Piracy and intellectual property theft are clearly problems facing both the movie industry and U.S. businesses in general. As such, our government has been hard at work trying to figure out ways to stop all this “cyber crime” and the results have been an equal measure of terrifying and hilarious. SOPA and CISPA and all the other stupidly named acronym plans the U.S. government has trotted out have demonstrated that most of our elected officials don’t even understand how the Internet works – but that they’d gladly legislate it in ways that would all but destroy it so Hollywood could continue to enjoy record profits anyway.
For as awful as SOPA and CISPA were, they pale in comparison to the suggestions found in a recent report from the Commission on Theft of American Intellectual Property. That 84-page gem makes the suggestion that maybe it’s time to legalize the use of malware so that corporations (and movie companies) could remotely lock down the computers of anyone found to have pirated or illegal material on their PC. How would you unlock your machine if this happened? Oh, you’d just call the local authorities, confess your crime, and get a password.
Sounds pretty Orwellian, doesn’t it? It’s right there, though – in good ol’ black and white:
“Additionally, software can be written that will allow only authorized users to open files containing valuable information. If an unauthorized person accesses the information, a range of actions might then occur. For example, the file could be rendered inaccessible and the unauthorized user’s computer could be locked down, with instructions on how to contact law enforcement to get the password needed to unlock the account. Such measures do not violate existing laws on the use of the Internet, yet they serve to blunt attacks and stabilize a cyber incident to provide both time and evidence for law enforcement to become involved.”
We’re no Internet law authorities, but we’re pretty sure that does violate laws against knowingly installing malicious programs on someone else’s computers. We’re pretty sure there’s a law against that. If there isn't, there certainly should be.

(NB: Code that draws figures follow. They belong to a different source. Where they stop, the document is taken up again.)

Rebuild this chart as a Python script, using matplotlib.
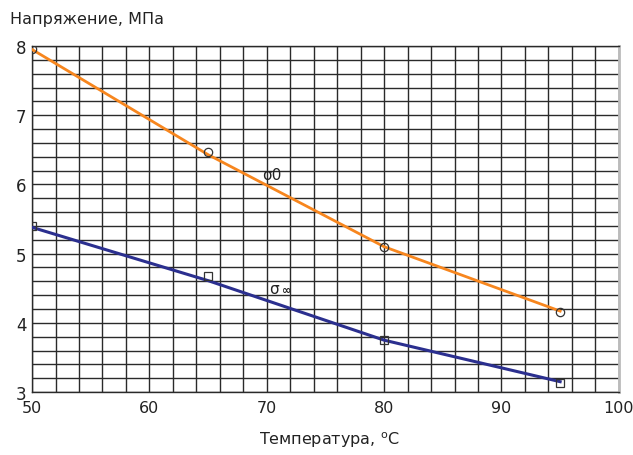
import matplotlib.pyplot as plt
import numpy as np

# данные
temp = [50, 65, 80, 95]
sigma0_pts = [7.95, 6.47, 5.1, 4.15]
sigma0_line = [7.95, 6.43, 5.1, 4.17]
sigmainf_pts = [5.4, 4.68, 3.75, 3.13]
sigmainf_line = [5.38, 4.61, 3.75, 3.15]

fig = plt.figure(figsize=(6.33, 4.56), dpi=100)
ax = fig.add_axes([0.0506, 0.138, 0.927, 0.759])

ax.plot(temp, sigma0_line, color='#f7861e', linewidth=2, zorder=3)
ax.plot(temp, sigmainf_line, color='#2b2f8f', linewidth=2.2, zorder=3)
ax.plot(temp, sigma0_pts, 'o', mfc='none', mec='#333333', ms=6, mew=0.9, zorder=4)
ax.plot(temp, sigmainf_pts, 's', mfc='none', mec='#333333', ms=6, mew=0.9, zorder=4)

ax.set_xlim(50, 100)
ax.set_ylim(3, 8)
ax.set_xticks(np.arange(50, 101, 2), minor=True)
ax.set_yticks(np.arange(3, 8.01, 0.2), minor=True)
ax.set_xticks([50, 60, 70, 80, 90, 100])
ax.set_yticks([3, 4, 5, 6, 7, 8])
ax.grid(True, which='both', color='#2a2a2a', linewidth=1.0)
ax.tick_params(which='both', length=0, labelsize=12, colors='#222222')
ax.tick_params(axis='x', pad=6, labelsize=11.5)
ax.tick_params(axis='y', pad=4)
for s in ax.spines.values():
    s.set_color('#2a2a2a')
    s.set_linewidth(1.0)
ax.spines['right'].set_color('#bbbbbb')
ax.spines['right'].set_linewidth(2)

ax.text(69.6, 6.15, 'σ0', fontsize=11, va='center', ha='left', color='#222222')
ax.text(70.2, 4.49, 'σ', fontsize=11, va='center', ha='left', color='#222222')
ax.text(71.3, 4.47, '∞', fontsize=8, fontweight='bold', va='center', ha='left', color='#222222')

fig.text(0.016, 0.957, 'Напряжение, МПа', fontsize=11.5, ha='left', va='center', color='#222222')
fig.text(0.52, 0.035, 'Температура, $^{\\mathregular{o}}$C', fontsize=11.5, ha='center', va='center', color='#222222')

fig.savefig('out.png', dpi=100)
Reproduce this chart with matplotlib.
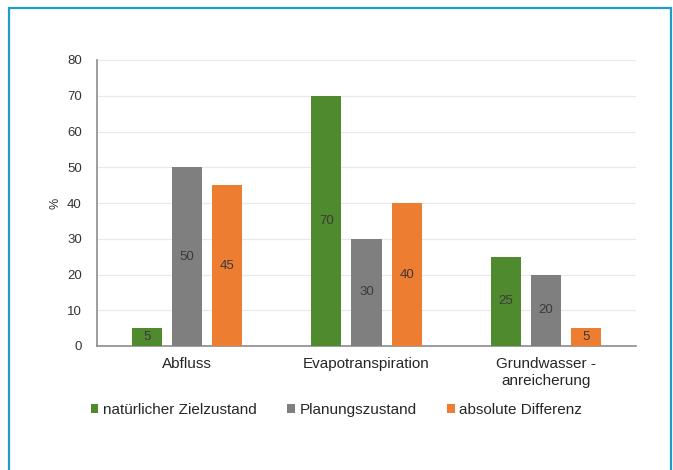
import matplotlib.pyplot as plt
import matplotlib.patches as patches
import numpy as np

plt.rcParams["font.family"] = ["Liberation Sans", "DejaVu Sans"]

categories = ["Abfluss", "Evapotranspiration", "Grundwasser -\nanreicherung"]
series_names = ["natürlicher Zielzustand", "Planungszustand", "absolute Differenz"]
ziel = [5, 70, 25]
planung = [50, 30, 20]
differenz = [45, 40, 5]
colors = ["#4f8a2f", "#7f7f7f", "#ed7d31"]

fig = plt.figure(figsize=(6.73, 4.70), dpi=100)
fig.patch.set_facecolor("white")

# frame around the figure (open at the bottom)
fig.add_artist(patches.Rectangle((9 / 673, -0.05), 662 / 673, 1.05 - 8 / 470,
                                 transform=fig.transFigure, fill=False,
                                 edgecolor="#1f9ccb", linewidth=1.6))

ax = fig.add_axes([97 / 673, 1 - 346 / 470, 539 / 673, 286 / 470])

x = np.arange(len(categories))
width = 0.167
offset = 0.223
for i, (vals, name) in enumerate(zip([ziel, planung, differenz], series_names)):
    bars = ax.bar(x + (i - 1) * offset, vals, width, color=colors[i], label=name, zorder=3)
    for b, v in zip(bars, vals):
        ax.text(b.get_x() + b.get_width() / 2, v / 2, str(v), ha="center", va="center",
                fontsize=9.5, color="#3a3a3a", zorder=4)

ax.set_xlim(-0.5, 2.5)
ax.set_ylim(0, 80)
ax.set_yticks(range(0, 81, 10))
ax.set_xticks(x)
ax.set_xticklabels(categories, fontsize=11, color="#262626", linespacing=1.25)
ax.tick_params(axis="y", length=0, labelsize=9.5, colors="#333333", pad=11)
ax.tick_params(axis="x", length=0, pad=8)
ax.set_ylabel("%", fontsize=9, color="#333333", labelpad=4)

ax.grid(axis="y", color="#e9e9e9", linewidth=0.9, zorder=0)
for s in ["top", "right"]:
    ax.spines[s].set_visible(False)
ax.spines["left"].set_color("#8c8c8c")
ax.spines["bottom"].set_color("#8c8c8c")
ax.spines["left"].set_linewidth(1.2)
ax.spines["bottom"].set_linewidth(1.2)

fig.legend(loc="center", bbox_to_anchor=(0.5, 1 - 410 / 470), ncol=3, frameon=False,
           fontsize=11, handlelength=0.5, handleheight=0.5, handletextpad=0.3,
           columnspacing=2.0, labelcolor="#262626")

fig.savefig("out.png", dpi=100)
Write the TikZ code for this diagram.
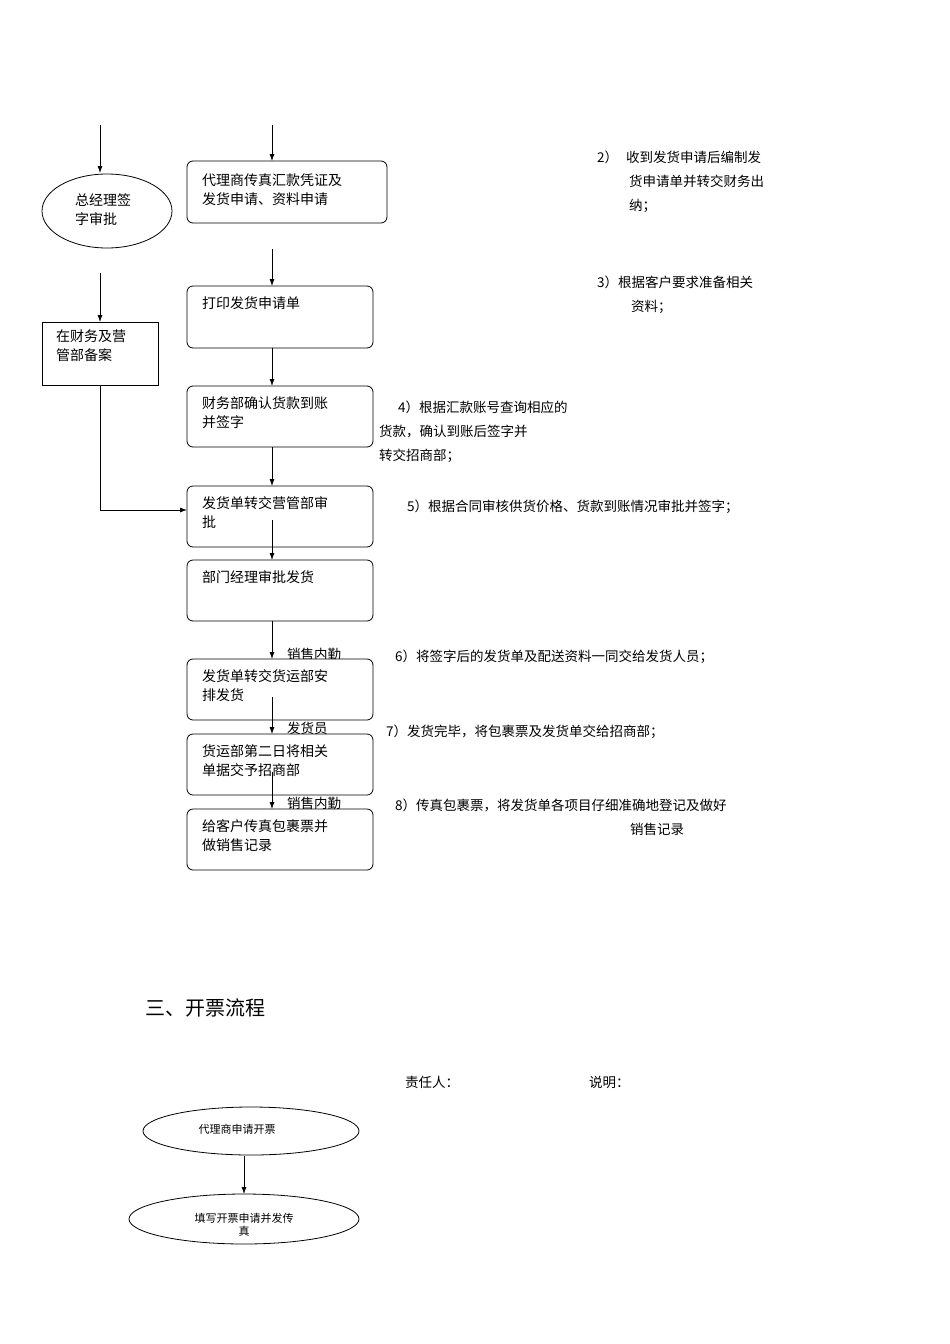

That’s just the opening salvo in this potential war on your PC, though. It gets worse…
“While not currently permitted under U.S. law, there are increasing calls for creating a more permissive environment for active network defense that allows companies not only to stabilize a situation but to take further steps, including actively retrieving stolen information, altering it within the intruder’s networks, or even destroying the information within an unauthorized network. Additional measures go further, including photographing the hacker using his own system’s camera, implanting malware in the hacker’s network, or even physically disabling or destroying the hacker’s own computer or network.”
So, not only do they want to be able to install malware on your PC and then ransom your computer back to you, but they’d also love to have the legal ability to actually take over your system, snoop through your files, alter and destroy anything they don’t think you should have, destroy your computer and network, and maybe even take your picture while they’re doing it.
It should be noted that the main purpose of this legislation is presumably to prevent foreign hackers from breaking into computers during acts of corporate espionage. However, you can all but guarantee that the movie and music industries (huge backers of Draconian programs like SOPA and CISPA) will also be using these new tools to ferret out pirates should they ever pass into law.
The likelihood of any of these measures actually passing and becoming law are slim – at least we hope they’re slim – but it’s good to be aware of what’s going on around you. Piracy and intellectual property thefts are problems – how serious depends on who you ask and what you believe – but neither are serious enough that Americans should be required to give up freedom to protect corporations.